Working with the Sponge tool

As mentioned earlier, you can use the Sponge tool to increase and decrease color saturation. Our example shown in Figure F is a little flat, so we'll use the Sponge tool to revitalize this bunch of grapes.

Figure F.

Previewing image saturation and desaturation

The Sponge tool affects the image color in an area as defined by the brush size. But before we get into actually retouching, let's get an idea as to what parts of the image will benefit most from our efforts. A quick way to do that is to preview it using the Hue/Saturation command. To do so:

Open the image you wish to work with.

Choose Image ▸ Adjustments ▸ Hue/Saturation.

Move the Saturation slider to +55 or so when the Hue/Saturation dialog box opens, as shown in Figure G. Our result is shown in Figure H1. After moving the slider back and forth several times, we noticed that the grapes on the top of the bunch could benefit from an increase in saturation.

Figure G.

Figure H1.

Move the slider to the left and see if anything looks better with a

little less saturation, say to about -55, as shown in Figure H2. The leaves in our example appear more natural and, when desaturated slightly, will help to focus more attention on the grapes.

Figure H2.

Close the Hue/Saturation dialog box by clicking Cancel when you're done.

Choosing tool settings for the Sponge tool

Now that we have an idea of what areas we want to work on, let's begin using the Sponge tool. Because it isn't a good idea to work directly on the original or Background layer, let's make a duplicate of it. If we mess up the duplicate, we'll can simply delete it and make another one.

Click on the Layers palette's pop-up menu and choose Duplicate Layer.

Enter Retouch in the As text box when the Duplicate Layer dialog box opens and then click OK.

Choose the Sponge tool from the Toolbox.

Choose a brush size from the Brush Preset Picker on the tool options bar, as shown in Figure I. You should choose a brush size that allows you to easily paint within the area you want to work on. A soft, round 100-pixel brush works well for our example.

Figure I.

Choose Saturate from the Mode dropdown list.

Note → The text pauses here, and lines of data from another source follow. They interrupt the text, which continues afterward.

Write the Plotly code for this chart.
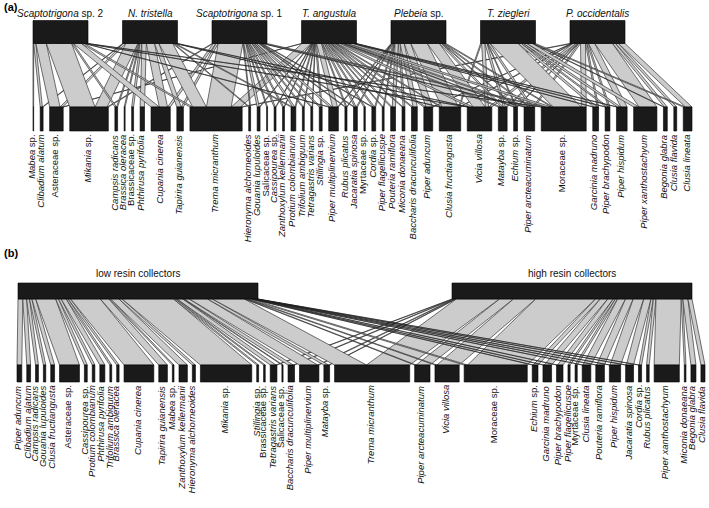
import plotly.graph_objects as go

# ---------------- DATA ----------------
BEES_A = ["Scaptotrigona sp. 2", "N. tristella", "Scaptotrigona sp. 1", "T. angustula",
          "Plebeia sp.", "T. ziegleri", "P. occidentalis"]

PLANTS_A = ["Mabea sp.", "Clibadium alatum", "Asteraceae sp.", "Mikania sp.", "Campsis radicans",
            "Brassica oleracea", "Brassicaceae sp.", "Phthirusa pyrifolia", "Cupania cinerea",
            "Tapirira guianensis", "Trema micranthum", "Hieronyma alchorneoides", "Gouania lupuloides",
            "Salicaceae sp.", "Cassipourea sp.", "Zanthoxylum kellermanii", "Protium colombianum",
            "Trifolium ambiguum", "Tetragastris varians", "Stillingia sp.", "Piper multiplinervium",
            "Rubus plicatus", "Jacaratia spinosa", "Myrtaceae sp.", "Cordia sp.", "Piper flagellicuspe",
            "Pouteria ramiflora", "Miconia donaeana", "Baccharis dracunculifolia", "Piper aduncum",
            "Clusia fructiangusta", "Vicia villosa", "Matayba sp.", "Echium sp.", "Piper arcteacuminatum",
            "Moraceae sp.", "Garcinia madruno", "Piper brachypodon", "Piper hispidum",
            "Piper xanthostachyum", "Begonia glabra", "Clusia flavida", "Clusia lineata"]

# proportion (%) of each plant in each bee's diet (panel a)
SCAPTO2_A = {"Mabea sp.": 1.2, "Clibadium alatum": 4, "Asteraceae sp.": 19, "Mikania sp.": 46,
             "Campsis radicans": 3, "Cupania cinerea": 15, "Trema micranthum": 5,
             "Piper multiplinervium": 2, "Vicia villosa": 2, "Moraceae sp.": 2.8}
TRISTELLA_A = {"Clibadium alatum": 1.3, "Asteraceae sp.": 4.7, "Mikania sp.": 22, "Campsis radicans": 2,
               "Brassica oleracea": 1.8, "Brassicaceae sp.": 3.5, "Phthirusa pyrifolia": 8,
               "Cupania cinerea": 15, "Tapirira guianensis": 8, "Trema micranthum": 25,
               "Hieronyma alchorneoides": 2, "Protium colombianum": 3, "Clusia fructiangusta": 2,
               "Vicia villosa": 1.7}
SCAPTO1_A = {"Mikania sp.": 2.2, "Cupania cinerea": 5, "Tapirira guianensis": 4, "Trema micranthum": 45,
             "Hieronyma alchorneoides": 1.5, "Gouania lupuloides": 4, "Salicaceae sp.": 1.8,
             "Cassipourea sp.": 2.5, "Zanthoxylum kellermanii": 2.5, "Protium colombianum": 4,
             "Trifolium ambiguum": 2.5, "Tetragastris varians": 2.5, "Stillingia sp.": 3,
             "Piper multiplinervium": 5, "Rubus plicatus": 1.5, "Jacaratia spinosa": 2, "Cordia sp.": 2,
             "Piper arcteacuminatum": 3, "Moraceae sp.": 6}
ANGUSTULA_A = {"Asteraceae sp.": 1, "Trema micranthum": 17, "Gouania lupuloides": 1.3, "Cassipourea sp.": 1,
               "Zanthoxylum kellermanii": 1, "Protium colombianum": 1.8, "Trifolium ambiguum": 1,
               "Tetragastris varians": 1, "Stillingia sp.": 2.3, "Piper multiplinervium": 9,
               "Rubus plicatus": 2, "Jacaratia spinosa": 3, "Myrtaceae sp.": 2.6, "Cordia sp.": 3,
               "Piper flagellicuspe": 2, "Pouteria ramiflora": 3, "Miconia donaeana": 2,
               "Baccharis dracunculifolia": 3, "Piper aduncum": 4, "Clusia fructiangusta": 3,
               "Vicia villosa": 7, "Matayba sp.": 5, "Echium sp.": 2, "Piper arcteacuminatum": 6,
               "Moraceae sp.": 10, "Garcinia madruno": 2, "Piper brachypodon": 2, "Piper hispidum": 2}
PLEBEIA_A = {"Piper multiplinervium": 1.6, "Rubus plicatus": 0.3, "Jacaratia spinosa": 2, "Cordia sp.": 2,
             "Piper flagellicuspe": 1.5, "Pouteria ramiflora": 5.8, "Miconia donaeana": 3.3,
             "Baccharis dracunculifolia": 7.6, "Piper aduncum": 11.9, "Clusia fructiangusta": 30,
             "Vicia villosa": 22, "Matayba sp.": 4, "Echium sp.": 2, "Piper arcteacuminatum": 3,
             "Moraceae sp.": 3}
ZIEGLERI_A = {"Clusia fructiangusta": 2, "Vicia villosa": 6, "Matayba sp.": 4, "Echium sp.": 1.5,
              "Piper arcteacuminatum": 4, "Moraceae sp.": 51, "Garcinia madruno": 6,
              "Piper brachypodon": 4, "Piper hispidum": 6, "Piper xanthostachyum": 10,
              "Begonia glabra": 1.5, "Clusia lineata": 4}
OCCIDENTALIS_A = {"Trema micranthum": 3, "Piper aduncum": 0.3, "Clusia fructiangusta": 2, "Vicia villosa": 6,
                  "Matayba sp.": 3, "Echium sp.": 1.5, "Piper arcteacuminatum": 3.4, "Moraceae sp.": 9,
                  "Garcinia madruno": 2.6, "Piper brachypodon": 2.8, "Piper hispidum": 11.4,
                  "Piper xanthostachyum": 32.3, "Begonia glabra": 5.5, "Clusia flavida": 5.3,
                  "Clusia lineata": 11.9}

GROUPS_B = ["low resin collectors", "high resin collectors"]

PLANTS_B = ["Piper aduncum", "Clibadium alatum", "Campsis radicans", "Gouania lupuloides",
            "Clusia fructiangusta", "Asteraceae sp.", "Cassipourea sp.", "Protium colombianum",
            "Phthirusa pyrifolia", "Trifolium ambiguum", "Brassica oleracea", "Cupania cinerea",
            "Tapirira guianensis", "Mabea sp.", "Zanthoxylum kellermanii", "Hieronyma alchorneoides",
            "Mikania sp.", "Stillingia sp.", "Brassicaceae sp.", "Tetragastris varians", "Salicaceae sp.",
            "Baccharis dracunculifolia", "Piper multiplinervium", "Matayba sp.", "Trema micranthum",
            "Piper arcteacuminatum", "Vicia villosa", "Moraceae sp.", "Echium sp.", "Garcinia madruno",
            "Piper brachypodon", "Piper flagellicuspe", "Myrtaceae sp.", "Clusia lineata",
            "Pouteria ramiflora", "Piper hispidum", "Jacaratia spinosa", "Cordia sp.", "Rubus plicatus",
            "Piper xanthostachyum", "Miconia donaeana", "Begonia glabra", "Clusia flavida"]

LOW_B = {"Piper aduncum": 2.0, "Clibadium alatum": 1.6, "Campsis radicans": 1.2, "Gouania lupuloides": 1.0,
         "Clusia fructiangusta": 1.6, "Asteraceae sp.": 8.3, "Cassipourea sp.": 1.2,
         "Protium colombianum": 1.1, "Phthirusa pyrifolia": 2.1, "Trifolium ambiguum": 0.8,
         "Brassica oleracea": 1.0, "Cupania cinerea": 12.4, "Tapirira guianensis": 3.6, "Mabea sp.": 0.7,
         "Zanthoxylum kellermanii": 3.5, "Hieronyma alchorneoides": 1.3, "Mikania sp.": 21.4,
         "Stillingia sp.": 0.8, "Brassicaceae sp.": 0.7, "Tetragastris varians": 2.4, "Salicaceae sp.": 0.5,
         "Baccharis dracunculifolia": 2.2, "Piper multiplinervium": 7.6, "Matayba sp.": 2.0,
         "Trema micranthum": 13.3, "Piper arcteacuminatum": 0.6, "Vicia villosa": 0.8, "Moraceae sp.": 1.4,
         "Echium sp.": 0.4, "Garcinia madruno": 0.5, "Piper brachypodon": 0.4, "Clusia lineata": 0.3,
         "Pouteria ramiflora": 0.4, "Piper hispidum": 0.3, "Jacaratia spinosa": 0.3, "Cordia sp.": 0.3}
HIGH_B = {"Tetragastris varians": 0.4, "Baccharis dracunculifolia": 0.5, "Piper multiplinervium": 0.5,
          "Matayba sp.": 0.4, "Trema micranthum": 18.0, "Piper arcteacuminatum": 5.8, "Vicia villosa": 9.3,
          "Moraceae sp.": 24.9, "Echium sp.": 2.0, "Garcinia madruno": 3.1, "Piper brachypodon": 2.3,
          "Piper flagellicuspe": 0.9, "Myrtaceae sp.": 0.9, "Clusia lineata": 3.3, "Pouteria ramiflora": 3.2,
          "Piper hispidum": 4.4, "Jacaratia spinosa": 3.0, "Cordia sp.": 1.0, "Rubus plicatus": 1.1,
          "Piper xanthostachyum": 10.5, "Miconia donaeana": 0.7, "Begonia glabra": 2.1, "Clusia flavida": 1.7}

# ---------------- LAYOUT / STYLE ----------------
W, H = 709, 508
FONT = "Liberation Sans"
BOX_COL = "#1a1a1a"
LINK_COL = "#cccccc"
LINE_COL = "#1a1a1a"
LABEL_DX = -2

PANEL_A = dict(top_x=(33, 625), bot_x=(33, 692), top_y=(20.5, 43.5), bot_y=(107, 131),
               label_y=133.5, name_y=13.5, scale=0.55, italic_top=True, tag="(a)", tag_y=7)
PANEL_B = dict(top_x=(18, 692), bot_x=(17, 705), top_y=(283, 299), bot_y=(365, 382),
               label_y=384.5, name_y=273, scale=2.4, italic_top=False, tag="(b)", tag_y=253)


def fmt(name, italic=True):
    if not italic:
        return name
    words = name.split()
    if words[0].endswith("aceae"):
        return name
    out = []
    for w in words:
        if w == "sp." or w.isdigit():
            out.append(w)
        else:
            out.append("<i>" + w + "</i>")
    return " ".join(out)


def row(totals, x0, x1, scale):
    widths = [t * scale for t in totals]
    gap = (x1 - x0 - sum(widths)) / (len(widths) - 1)
    starts, x = [], x0
    for w in widths:
        starts.append(x)
        x += w + gap
    return starts, widths


fig = go.Figure()
shapes, annotations = [], []


def draw_web(highs, high_maps, lows, cfg):
    for hm in high_maps:
        for k in hm:
            assert k in lows, k
    M = [[hm.get(p, 0.0) for p in lows] for hm in high_maps]
    nh, nl = len(highs), len(lows)
    top_tot = [sum(r) for r in M]
    bot_tot = [sum(M[j][i] for j in range(nh)) for i in range(nl)]
    sc = cfg["scale"]
    ts, tw = row(top_tot, *cfg["top_x"], sc)
    bs, bw = row(bot_tot, *cfg["bot_x"], sc)
    y_top = cfg["top_y"][1]
    y_bot = cfg["bot_y"][0]
    tcur = list(ts)
    bcur = list(bs)
    for i in range(nl):
        for j in range(nh):
            v = M[j][i]
            if v <= 0:
                continue
            w = v * sc
            xs = [tcur[j], tcur[j] + w, bcur[i] + w, bcur[i], tcur[j]]
            ys = [y_top, y_top, y_bot, y_bot, y_top]
            fig.add_trace(go.Scatter(x=xs, y=ys, mode="lines", fill="toself", fillcolor=LINK_COL,
                                     line=dict(color=LINE_COL, width=0.6), hoverinfo="skip",
                                     showlegend=False))
            tcur[j] += w
            bcur[i] += w
    for j in range(nh):
        shapes.append(dict(type="rect", xref="x", yref="y", x0=ts[j], x1=ts[j] + tw[j],
                           y0=cfg["top_y"][0], y1=cfg["top_y"][1], fillcolor=BOX_COL,
                           line=dict(color="#000", width=0.6), layer="above"))
        annotations.append(dict(x=ts[j] + tw[j] / 2, y=cfg["name_y"], xref="x", yref="y",
                                text=fmt(highs[j], cfg["italic_top"]), showarrow=False,
                                xanchor="center", yanchor="middle",
                                font=dict(family=FONT, size=10, color="#111")))
    for i in range(nl):
        shapes.append(dict(type="rect", xref="x", yref="y", x0=bs[i], x1=bs[i] + bw[i],
                           y0=cfg["bot_y"][0], y1=cfg["bot_y"][1], fillcolor=BOX_COL,
                           line=dict(color="#000", width=0.6), layer="above"))
        annotations.append(dict(x=bs[i] + bw[i] / 2 + LABEL_DX, y=cfg["label_y"], xref="x", yref="y",
                                text=fmt(lows[i]), showarrow=False, textangle=-90,
                                xanchor="center", yanchor="top", borderpad=0,
                                font=dict(family=FONT, size=9.5, color="#111")))
    annotations.append(dict(x=2, y=cfg["tag_y"], xref="x", yref="y", text="<b>" + cfg["tag"] + "</b>",
                            showarrow=False, xanchor="left", yanchor="middle",
                            font=dict(family=FONT, size=11, color="#000")))


draw_web(BEES_A, [SCAPTO2_A, TRISTELLA_A, SCAPTO1_A, ANGUSTULA_A, PLEBEIA_A, ZIEGLERI_A, OCCIDENTALIS_A],
         PLANTS_A, PANEL_A)
draw_web(GROUPS_B, [LOW_B, HIGH_B], PLANTS_B, PANEL_B)

fig.update_layout(width=W, height=H, margin=dict(l=0, r=0, t=0, b=0),
                  paper_bgcolor="white", plot_bgcolor="white", showlegend=False,
                  shapes=shapes, annotations=annotations,
                  xaxis=dict(range=[0, W], visible=False, fixedrange=True),
                  yaxis=dict(range=[H, 0], visible=False, fixedrange=True))
fig.write_html("out.html", config={"displayModeBar": False},
               post_script="document.body.style.margin='0';document.body.style.padding='0';"
                           "document.body.style.overflow='hidden';")
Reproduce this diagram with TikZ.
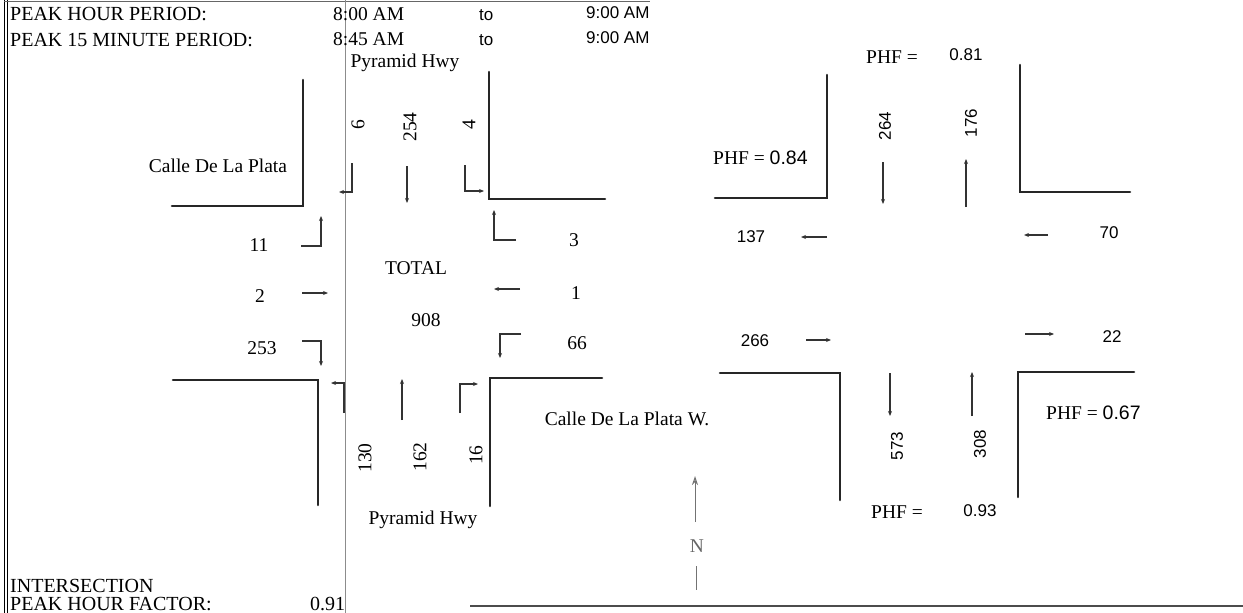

Choose about 20% from the Flow slider by moving it to the right until the value appears in the text box. Leave the Airbrush feature deselected because we want to work slowly and the Airbrush feature tends to add or decrease saturation at an accelerated rate.

Painting with the Sponge tool
Move your mouse pointer to one of the areas you wish to work with and begin painting with short, circular strokes on small areas, building up saturation as you go, as shown in Figure J on the previous page. Typically, the midtones of an image render best when increasing saturation. So, as you work, work proportionately more with the midtones and less with the highlights and shadows. It may not seem as though much is happening at first, but it's important not to work too fast.

Figure J.

Toggle back and forth between the Retouch and Background layers by clicking on the Eye icon on the Layers palette to check your before-and-after progress.

Now that we're done with the grapes in our example, we'll turn our attention to the leaves to slightly de-emphasize their appearance. To do this:

Switch the Mode dropdown list on the tool options bar from Saturate to Desaturate. Remember, if you overdo desaturation you'll end up with black and white.

Set the Flow to 10%, and work as we did in the grape areas, painting with short, circular strokes.

Continue checking your before-and-after progress, until finished as shown in Figure K.

Figure K.


For information on how to get even more color from your problem images, see the Problem : Solution “Restore color to underexposed areas” at the end of this chapter.

It's a cool tool

The Sponge tool is a terrific retouching tool you can use to add and reduce color saturation in a photo. At times when natural lighting of a subject is too intense or too low, the Sponge tool can help revitalize an otherwise unusable image. Even in controlled situations, such as in a studio setup, when you think you've covered all the bases, things do happen. What you get isn't what you thought you had, and the Sponge tool can help you avoid the additional work of reshooting the photo.